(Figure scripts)
• • • •

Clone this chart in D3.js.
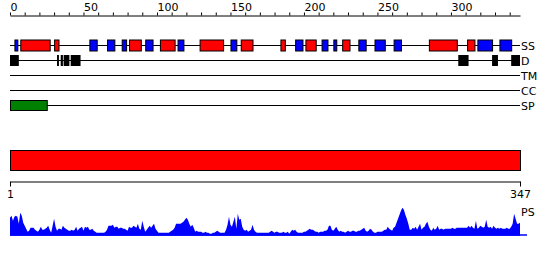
<!DOCTYPE html>
<html>
<head>
<meta charset="utf-8">
<script src="https://cdn.jsdelivr.net/npm/d3@7"></script>
<style>
  body { margin: 0; background: #fff; }
  text { font-family: "DejaVu Sans", Verdana, sans-serif; font-size: 11px; fill: #000; }
</style>
</head>
<body>
<svg id="chart" width="550" height="260"></svg>
<script>
// Sequenzlänge
const seqLength = 347;

// Sekundärstruktur: H = Helix (rot), E = Strang (blau)
const ssStart = [3, 7, 30, 54, 66, 76, 81, 92, 102, 114, 129, 150, 157, 184, 194, 201, 212, 220, 226, 237, 248, 261, 285, 311, 318, 333];
const ssEnd   = [5, 27, 33, 59, 71, 79, 89, 97, 112, 118, 145, 154, 165, 187, 199, 208, 216, 222, 231, 242, 255, 266, 304, 316, 328, 341];
const ssType  = ["E","H","H","E","E","E","H","E","H","E","H","E","H","H","E","H","E","E","H","E","E","E","H","H","E","E"];

// ungeordnete Bereiche
const dStart = [0, 32, 34.5, 36.5, 41.3, 305, 328, 341];
const dEnd   = [6, 33.3, 36, 40.4, 48, 312, 332, 347];

// Signalpeptid
const spStart = [0];
const spEnd   = [25];

// Spurnamen
const tracks = ["SS", "D", "TM", "CC", "SP"];

// Profilwerte (PS), ein Wert pro Position 0..347
const psVal = [
  18,20,15,19,20,19,12,23,20,13,10,7,4,5,8,8,8,6,5,4,6,9,6,6,7,8,10,6,3,10,
  17,9,5,7,7,6,10,8,7,6,5,5,6,5,6,9,5,7,8,9,5,9,8,9,6,6,7,5,4,3,
  3,3,3,3,3,4,6,10,10,10,11,8,9,9,7,8,8,7,7,6,5,9,8,8,10,9,8,12,7,6,
  15,9,4,6,8,10,8,10,12,7,5,3,3,3,3,3,3,3,3,4,5,6,8,12,12,12,12,13,14,16,
  18,16,12,9,11,8,4,5,4,4,4,3,3,4,3,3,2,2,3,3,4,5,4,3,3,3,3,6,11,19,
  11,9,14,19,7,22,16,17,9,6,5,6,4,5,6,11,6,4,3,3,3,3,3,3,3,3,3,4,5,4,
  3,4,4,3,3,3,4,3,3,4,2,4,6,5,6,4,3,3,3,3,4,4,5,6,7,6,6,5,4,4,
  3,4,4,4,5,5,6,10,10,6,5,7,9,6,4,5,4,4,3,4,5,4,4,5,5,4,4,5,5,6,
  7,8,5,4,5,7,6,4,3,3,4,4,4,4,5,6,6,9,7,6,5,8,9,13,17,21,25,28,26,21,
  17,12,6,6,8,7,9,6,9,12,6,8,9,12,14,9,6,5,8,6,7,10,6,7,7,6,7,7,7,7,
  7,8,7,7,8,8,8,8,8,8,8,8,10,8,10,8,7,15,7,8,10,9,8,9,16,9,8,9,7,10,
  8,7,8,7,8,7,7,7,8,7,7,9,12,22,17,12,12,13
];

// Farben
const colSS = { H: "#ff0000", E: "#0000ff" };

const svg = d3.select("#chart");

// x-Skala für Positionen
const x = d3.scaleLinear().domain([0, seqLength]).range([10, 520]);

// Achse oben
const topAxis = d3.axisTop(x)
  .tickValues(d3.range(0, 341, 10))
  .tickSize(3)
  .tickSizeOuter(0)
  .tickFormat(d => d % 50 === 0 ? d : "");
const gTop = svg.append("g").attr("transform", "translate(0,15.5)").call(topAxis);
gTop.selectAll("text").attr("text-anchor", "start").attr("y", -4.5)
  .style("font-family", "DejaVu Sans").style("font-size", "11px");
gTop.select(".domain").attr("stroke", "#000");

// Spuren (y-Mitte)
const yTrack = d3.scalePoint().domain(tracks).range([45.5, 105.5]);

tracks.forEach(t => {
  svg.append("line")
    .attr("x1", x(0)).attr("x2", x(seqLength))
    .attr("y1", yTrack(t)).attr("y2", yTrack(t))
    .attr("stroke", "#000").attr("stroke-width", 1);
  svg.append("text")
    .attr("x", 521).attr("y", yTrack(t) + 4.5)
    .text(t);
});

// Sekundärstruktur-Boxen
svg.append("g").selectAll("rect")
  .data(ssStart.map((s, i) => ({ s: s, e: ssEnd[i], t: ssType[i] })))
  .join("rect")
  .attr("x", d => x(d.s) + 0.5)
  .attr("y", yTrack("SS") - 5.5)
  .attr("width", d => x(d.e) - x(d.s))
  .attr("height", 11)
  .attr("fill", d => colSS[d.t])
  .attr("stroke", "#000");

// ungeordnete Bereiche
svg.append("g").selectAll("rect")
  .data(dStart.map((s, i) => ({ s: s, e: dEnd[i] })))
  .join("rect")
  .attr("x", d => x(d.s))
  .attr("y", yTrack("D") - 5.5)
  .attr("width", d => x(d.e) - x(d.s))
  .attr("height", 11)
  .attr("fill", "#000");

// Signalpeptid
svg.append("g").selectAll("rect")
  .data(spStart.map((s, i) => ({ s: s, e: spEnd[i] })))
  .join("rect")
  .attr("x", d => x(d.s) + 0.5)
  .attr("y", yTrack("SP") - 5)
  .attr("width", d => x(d.e) - x(d.s))
  .attr("height", 10)
  .attr("fill", "#008000")
  .attr("stroke", "#000");

// ganze Kette als roter Balken
svg.append("rect")
  .attr("x", x(0) + 0.5).attr("y", 150.5)
  .attr("width", x(seqLength) - x(0)).attr("height", 20)
  .attr("fill", "#ff0000").attr("stroke", "#000");

// Achse unten (nur Anfang und Ende)
const xb = d3.scaleLinear().domain([1, seqLength]).range([10, 520]);
const gBot = svg.append("g").attr("transform", "translate(0,181.5)")
  .call(d3.axisBottom(xb).tickValues([1, seqLength]).tickSize(5).tickSizeOuter(0));
gBot.selectAll("text").attr("y", 9).style("font-family", "DejaVu Sans").style("font-size", "11px");

// Profil
const yPs = d3.scaleLinear().domain([0, 30]).range([235.7, 205.7]);
const area = d3.area()
  .x((d, i) => x(i))
  .y0(235.7)
  .y1(d => yPs(d));
svg.append("path")
  .datum(psVal)
  .attr("d", area)
  .attr("fill", "#0000ff");
svg.append("line")
  .attr("x1", x(0)).attr("x2", 527)
  .attr("y1", 235).attr("y2", 235)
  .attr("stroke", "#0000ff").attr("stroke-width", 1.5);
svg.append("text").attr("x", 521).attr("y", 216).text("PS");
</script>
</body>
</html>
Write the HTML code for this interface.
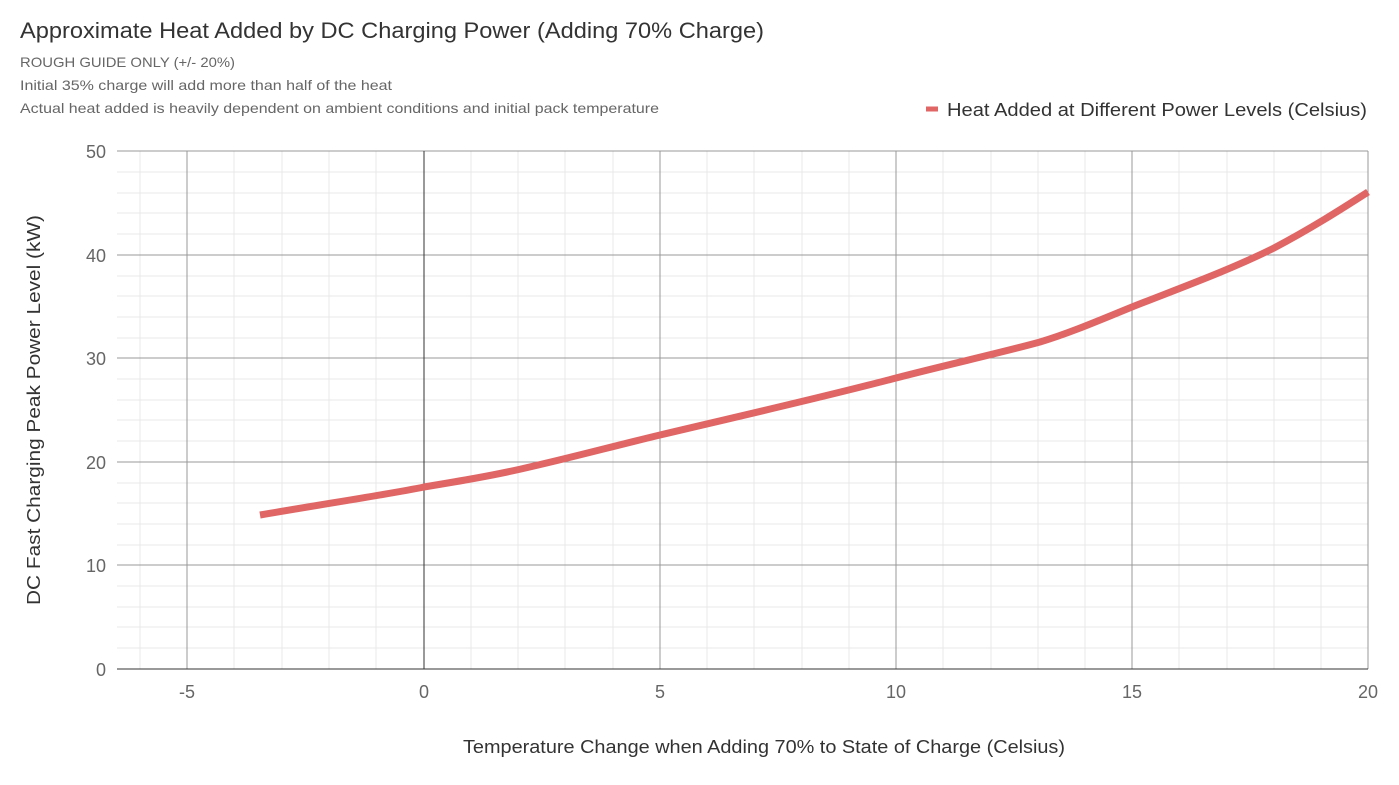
<!DOCTYPE html>
<html><head><meta charset="utf-8"><style>
html,body{margin:0;padding:0;background:#fff;}
svg{display:block;font-family:"Liberation Sans",Arial,sans-serif;}
</style></head><body>
<svg width="1399" height="785" viewBox="0 0 1399 785">
<rect width="1399" height="785" fill="#fff"/>
<text x="20" y="38" font-size="22" fill="#333" textLength="744" lengthAdjust="spacingAndGlyphs">Approximate Heat Added by DC Charging Power (Adding 70% Charge)</text>
<text x="20" y="67" font-size="14" fill="#666" textLength="215" lengthAdjust="spacingAndGlyphs">ROUGH GUIDE ONLY (+/- 20%)</text>
<text x="20" y="90" font-size="14" fill="#666" textLength="372" lengthAdjust="spacingAndGlyphs">Initial 35% charge will add more than half of the heat</text>
<text x="20" y="113" font-size="14" fill="#666" textLength="639" lengthAdjust="spacingAndGlyphs">Actual heat added is heavily dependent on ambient conditions and initial pack temperature</text>
<line x1="926" y1="109" x2="938" y2="109" stroke="#e06666" stroke-width="5"/>
<text x="947" y="116" font-size="18" fill="#333" textLength="420" lengthAdjust="spacingAndGlyphs">Heat Added at Different Power Levels (Celsius)</text>
<g stroke="#e8e8e8" stroke-width="1">
<line x1="140" y1="151" x2="140" y2="669"/><line x1="234" y1="151" x2="234" y2="669"/><line x1="282" y1="151" x2="282" y2="669"/><line x1="329" y1="151" x2="329" y2="669"/><line x1="376" y1="151" x2="376" y2="669"/>
<line x1="471" y1="151" x2="471" y2="669"/><line x1="518" y1="151" x2="518" y2="669"/><line x1="565" y1="151" x2="565" y2="669"/><line x1="613" y1="151" x2="613" y2="669"/>
<line x1="707" y1="151" x2="707" y2="669"/><line x1="754" y1="151" x2="754" y2="669"/><line x1="802" y1="151" x2="802" y2="669"/><line x1="849" y1="151" x2="849" y2="669"/>
<line x1="943" y1="151" x2="943" y2="669"/><line x1="991" y1="151" x2="991" y2="669"/><line x1="1038" y1="151" x2="1038" y2="669"/><line x1="1085" y1="151" x2="1085" y2="669"/>
<line x1="1179" y1="151" x2="1179" y2="669"/><line x1="1227" y1="151" x2="1227" y2="669"/><line x1="1274" y1="151" x2="1274" y2="669"/><line x1="1321" y1="151" x2="1321" y2="669"/>
<line x1="117" y1="172" x2="1368" y2="172"/><line x1="117" y1="193" x2="1368" y2="193"/><line x1="117" y1="213" x2="1368" y2="213"/><line x1="117" y1="234" x2="1368" y2="234"/>
<line x1="117" y1="276" x2="1368" y2="276"/><line x1="117" y1="296" x2="1368" y2="296"/><line x1="117" y1="317" x2="1368" y2="317"/><line x1="117" y1="338" x2="1368" y2="338"/>
<line x1="117" y1="379" x2="1368" y2="379"/><line x1="117" y1="400" x2="1368" y2="400"/><line x1="117" y1="420" x2="1368" y2="420"/><line x1="117" y1="441" x2="1368" y2="441"/>
<line x1="117" y1="483" x2="1368" y2="483"/><line x1="117" y1="503" x2="1368" y2="503"/><line x1="117" y1="524" x2="1368" y2="524"/><line x1="117" y1="545" x2="1368" y2="545"/>
<line x1="117" y1="586" x2="1368" y2="586"/><line x1="117" y1="607" x2="1368" y2="607"/><line x1="117" y1="627" x2="1368" y2="627"/><line x1="117" y1="648" x2="1368" y2="648"/>
</g>
<g stroke="#999" stroke-width="1">
<line x1="187" y1="151" x2="187" y2="669"/><line x1="660" y1="151" x2="660" y2="669"/><line x1="896" y1="151" x2="896" y2="669"/><line x1="1132" y1="151" x2="1132" y2="669"/><line x1="1368" y1="151" x2="1368" y2="669"/>
<line x1="117" y1="151" x2="1368" y2="151"/><line x1="117" y1="255" x2="1368" y2="255"/><line x1="117" y1="358" x2="1368" y2="358"/><line x1="117" y1="462" x2="1368" y2="462"/><line x1="117" y1="565" x2="1368" y2="565"/>
</g>
<line x1="424" y1="151" x2="424" y2="669" stroke="#333" stroke-width="1"/>
<line x1="117" y1="669" x2="1368" y2="669" stroke="#333" stroke-width="1"/>
<path d="M260,515 C330,503 390,494 424,487 C460,481 490,476 521,469 C570,458 610,447 660,435 C740,416 820,398 896,378 C950,364 1000,353 1040,342 C1070,333 1100,320 1132,307 C1180,288 1230,270 1274,248 C1310,229 1340,210 1368,192" fill="none" stroke="#e06666" stroke-width="7" stroke-linecap="butt"/>
<g font-size="18" fill="#666" text-anchor="end">
<text x="106" y="158">50</text><text x="106" y="262">40</text><text x="106" y="365">30</text><text x="106" y="469">20</text><text x="106" y="572">10</text><text x="106" y="676">0</text>
</g>
<g font-size="18" fill="#666" text-anchor="middle">
<text x="187" y="698">-5</text><text x="424" y="698">0</text><text x="660" y="698">5</text><text x="896" y="698">10</text><text x="1132" y="698">15</text><text x="1368" y="698">20</text>
</g>
<text x="463" y="753" font-size="18" fill="#333" textLength="602" lengthAdjust="spacingAndGlyphs">Temperature Change when Adding 70% to State of Charge (Celsius)</text>
<text transform="translate(40,605) rotate(-90)" font-size="18" fill="#333" textLength="390" lengthAdjust="spacingAndGlyphs">DC Fast Charging Peak Power Level (kW)</text>
</svg>
</body></html>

• • • •

* _Stated exercise_
Tell how many lines of the data above hold the string "this". Give only the number.

* _Exercise solution_
2